What you need to do: Retype exactly what runs from the first line of the data to the line with "plt.rcParams['font.family'] = ['Liberation", keeping both of those lines and skipping pictures.

* begin Stored records *

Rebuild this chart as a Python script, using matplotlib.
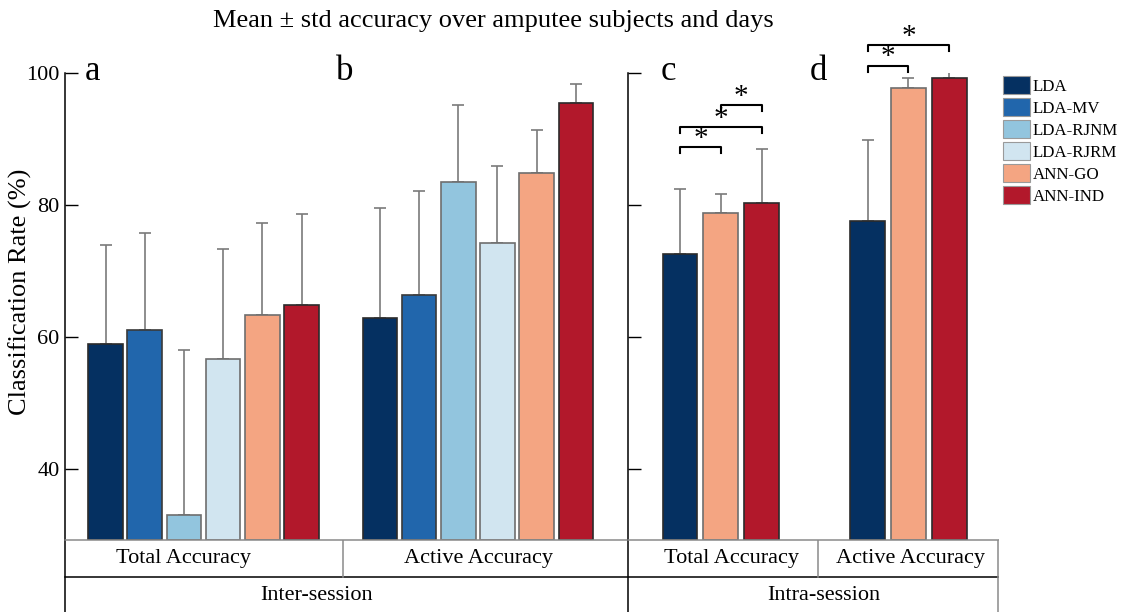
import numpy as np
import matplotlib.pyplot as plt
from matplotlib.patches import Patch

plt.rcParams['font.family'] = ['Liberation Serif', 'DejaVu Serif']

methods = ['LDA', 'LDA-MV', 'LDA-RJNM', 'LDA-RJRM', 'ANN-GO', 'ANN-IND']
colors = ['#053061', '#2166ac', '#92c5de', '#d1e5f0', '#f4a582', '#b2182b']
edges = ['#2b2b2b', '#3a3a3a', '#6e6e6e', '#6e6e6e', '#6e6e6e', '#2b2b2b']

# inter-session, all six classifiers
inter_total_mean = [58.9, 61.1, 33.0, 56.6, 63.3, 64.9]
inter_total_std = [15.1, 14.6, 25.0, 16.8, 14.0, 13.7]
inter_active_mean = [62.9, 66.4, 83.5, 74.2, 84.9, 95.4]
inter_active_std = [16.6, 15.7, 11.7, 11.7, 6.5, 3.0]

# intra-session, LDA / ANN-GO / ANN-IND only
intra_idx = [0, 4, 5]
intra_total_mean = [72.6, 78.8, 80.3]
intra_total_std = [9.8, 2.9, 8.2]
intra_active_mean = [77.5, 97.7, 99.2]
intra_active_std = [12.4, 1.6, 0.9]

# significance brackets: (bar i, bar j, height)
sig_c = [(0, 1, 88.8), (0, 2, 91.8), (1, 2, 95.1)]
sig_d = [(0, 1, 101.1), (0, 2, 104.2)]

W, H = 1132, 612
fig = plt.figure(figsize=(W / 100, H / 100), dpi=100)

ybot, ytop = 29.24, 100
ax_b, ax_t = 540, 73


def px_axes(x0, x1):
    return fig.add_axes([x0 / W, 1 - ax_b / H, (x1 - x0) / W, (ax_b - ax_t) / H])


def style(ax, labels=True):
    ax.set_ylim(ybot, ytop)
    ax.set_yticks([40, 60, 80, 100])
    ax.tick_params(axis='y', direction='in', length=9, width=1, labelsize=16,
                   labelleft=labels, pad=4)
    ax.tick_params(axis='x', bottom=False, labelbottom=False)
    for s in ['top', 'right']:
        ax.spines[s].set_visible(False)
    ax.spines['left'].set_linewidth(1.1)
    ax.spines['bottom'].set_color('#8a8a8a')
    ax.spines['bottom'].set_linewidth(1.1)


def draw_group(ax, xs, means, stds, cidx, width):
    for x, m, s, ci in zip(xs, means, stds, cidx):
        ax.bar(x, m - ybot, bottom=ybot, width=width, color=colors[ci],
               edgecolor=edges[ci], linewidth=1.2, zorder=2)
        ax.errorbar(x, m, yerr=[[0], [s]], fmt='none', ecolor='#7a7a7a',
                    elinewidth=1.2, capsize=4.5, capthick=1.2, zorder=1)


def bracket(ax, x1, x2, y):
    arm = 0.9
    ax.plot([x1, x1, x2, x2], [y - arm, y, y, y - arm], color='k', lw=1.5,
            clip_on=False, zorder=3)
    ax.text((x1 + x2) / 2, y - 0.7, '*', ha='center', va='bottom', fontsize=21,
            clip_on=False)


# inter-session panels (a, b)
ax1 = px_axes(65, 628)
sp1, a0 = 39.2, 105.5
ax1.set_xlim((65 - a0) / sp1, (628 - a0) / sp1)
xa = np.arange(6)
xb = np.arange(6) + 7
draw_group(ax1, xa, inter_total_mean, inter_total_std, range(6), 0.88)
draw_group(ax1, xb, inter_active_mean, inter_active_std, range(6), 0.88)
style(ax1)

# intra-session panels (c, d)
ax2 = px_axes(628, 998)
sp2, c0 = 40.8, 680
ax2.set_xlim((628 - c0) / sp2, (998 - c0) / sp2)
xc = np.arange(3)
xd = np.arange(3) + 4.6
draw_group(ax2, xc, intra_total_mean, intra_total_std, intra_idx, 0.85)
draw_group(ax2, xd, intra_active_mean, intra_active_std, intra_idx, 0.85)
style(ax2, labels=False)
for i, j, y in sig_c:
    bracket(ax2, xc[i], xc[j], y)
for i, j, y in sig_d:
    bracket(ax2, xd[i], xd[j], y)

# panel letters, y label and title
for x, t in [(92, 'a'), (345, 'b'), (668, 'c'), (818, 'd')]:
    fig.text(x / W, 1 - 72 / H, t, fontsize=25, ha='center', va='center')
fig.text(20 / W, 1 - 292 / H, 'Classification Rate (%)', fontsize=19,
         rotation=90, ha='center', va='center')
fig.text(493 / W, 1 - 21 / H, 'Mean \u00b1 std accuracy over amputee subjects and days',
         fontsize=19, ha='center', va='center')

# category table under the bars
tab = fig.add_axes([0, 0, 1, 1], zorder=-1)
tab.set_xlim(0, W)
tab.set_ylim(H, 0)
tab.axis('off')
tab.plot([65, 998], [577, 577], color='k', lw=1.1)
tab.plot([65, 65], [540, 612], color='k', lw=1.1)
tab.plot([628, 628], [540, 612], color='k', lw=1.1)
tab.plot([343, 343], [540, 577], color='#8a8a8a', lw=1.1)
tab.plot([818, 818], [540, 577], color='#8a8a8a', lw=1.1)
tab.plot([998, 998], [540, 612], color='#8a8a8a', lw=1.1)
for x, y, t in [(183, 559, 'Total Accuracy'), (478, 559, 'Active Accuracy'),
                (731, 558, 'Total Accuracy'), (910, 558, 'Active Accuracy'),
                (317, 596, 'Inter-session'), (824, 596, 'Intra-session')]:
    tab.text(x, y, t, fontsize=16, ha='center', va='center')

handles = [Patch(facecolor=c, edgecolor='#9a9a9a', linewidth=0.8) for c in colors]
fig.legend(handles, methods, loc='upper left', bbox_to_anchor=(1003 / W, 1 - 76 / H),
           frameon=False, fontsize=12.2, handlelength=1.6, handleheight=1.25,
           handletextpad=0.15, labelspacing=0.2, borderpad=0, borderaxespad=0)

fig.savefig('out.png', dpi=100)
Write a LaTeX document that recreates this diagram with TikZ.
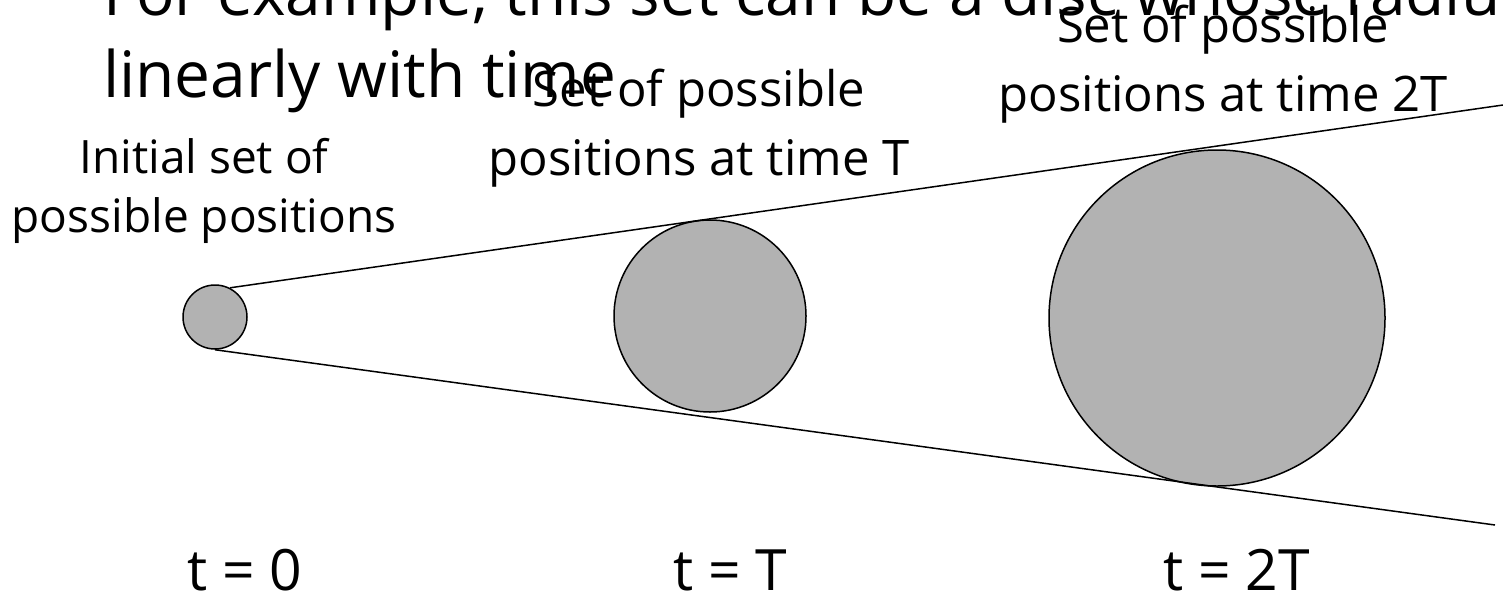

* end Stored records *

Response to this exercise:
Rebuild this chart as a Python script, using matplotlib.
import numpy as np
import matplotlib.pyplot as plt
from matplotlib.patches import Patch

plt.rcParams['font.family'] = ['Liberation Serif', 'DejaVu Serif']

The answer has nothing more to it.